REPUBLIKA.CO.ID, KUPANG-- Tokoh senior Partai Golkar Nusa Tenggara Timur Acry Deodatus melihat, sangat mungkin muncul partai politik baru pascamusyawarah nasional (munas) Partai Golkar di Bali 30 November-3 Desember 2014.
Peluang munculnya partai baru ini sangat terbuka, karena pertarungan antarelite partai semakin keras dan tidak ada yang mau mengalah untuk persatuan ditubuh partai berlambang pohon beringin itu, kata Acry Deodatus di Kupang, Selasa.
Dia mengemukakan hal itu menjawab pertanyaan seputar penyelenggaraan Munas Partai Golkar di Bali, dan bagaimana mendorong penyatuan faksi-faksi Golkar sehingga pertentangan pendapat tidak membuat Golkar pecah dan melahirkan partai baru.
Menurut dia, partai baru ini akan dibentuk oleh mereka yang tersingkir atau disingkirkan oleh kelompok yang berkuasa di partai, sebagaimana Surya Paloh mendirikan Nasdem atau Wiranto mendirikan Hanura dan Prabowo mendirikan Gerindra.
"Kalau partai baru lahir tentu akan membuat partai Golkar kehilangan lagi para kader potensial," ucap Acry Deodatus yang juga adalah Ketua Asosiasi Politik Cabang Nusa Tenggara Timur itu.
Dia menjelaskan, konflik yang terjadi ditubuh Partai Golkar saat ini adalah konflik kepentingan antarelite saja. Anggota atau simpatisan partai tidak terpecah. Elite ini bertindak untuk dirinya sendiri atau kelompoknya. Gejala saat ini bertumbuh menjadi oligarki kekuasaan, ujarnya.
Semua ini kata dia, berawal dari pertarungan Prabowo cs versus Jokowi cs pada Pilpres 9 Juli lalu, dan kalau diamati banyak anggota dan simpatisan golkar yang mendukung Jokowi-JK waktu pilpres. "Jadi supaya jangan pecah harusnya ada yang mengalah. Harus ada kelompok yang iklas untuk menyatu dengan kelompok yang pro rakyat/anggota. Itu memang sulit karena masing-masing gengsi," tuturnya.
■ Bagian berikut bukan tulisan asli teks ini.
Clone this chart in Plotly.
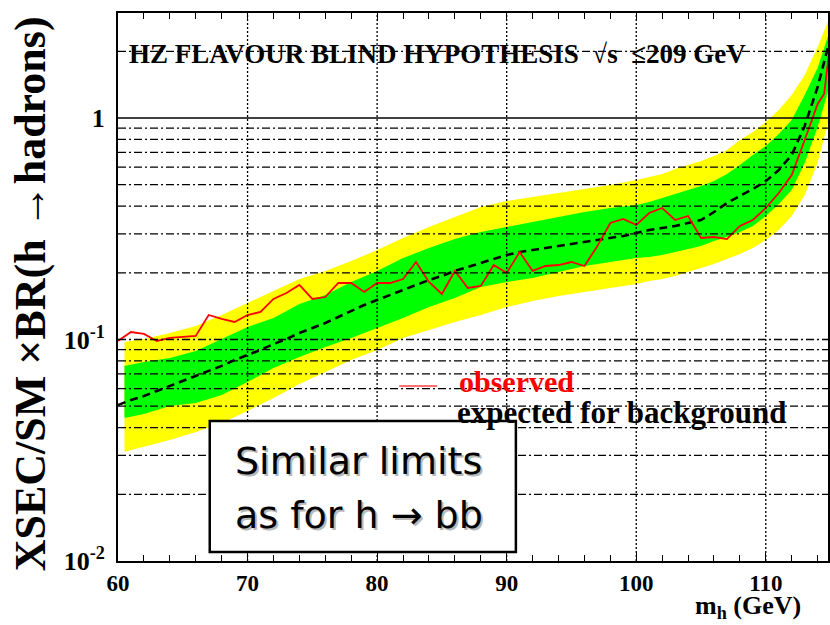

Dia yakin, keinginan kuat Aburizal untuk kembali menahkodai partai itu sesungguhnya lebih karena kepentingan untuk melindungi bisnis, dan menghindari persoalan-persoalan yang tengah melanda perusahan.
"Jikalau Ical tidak berkuasa lagi mungkin ke depan dirinya akan kesulitan karena ada kasus Lapindo. Ical bisa dimintai pertanggungjawaban dan saat itu, Ical tidak memiliki kekuatan untuk membendung," tukasnya.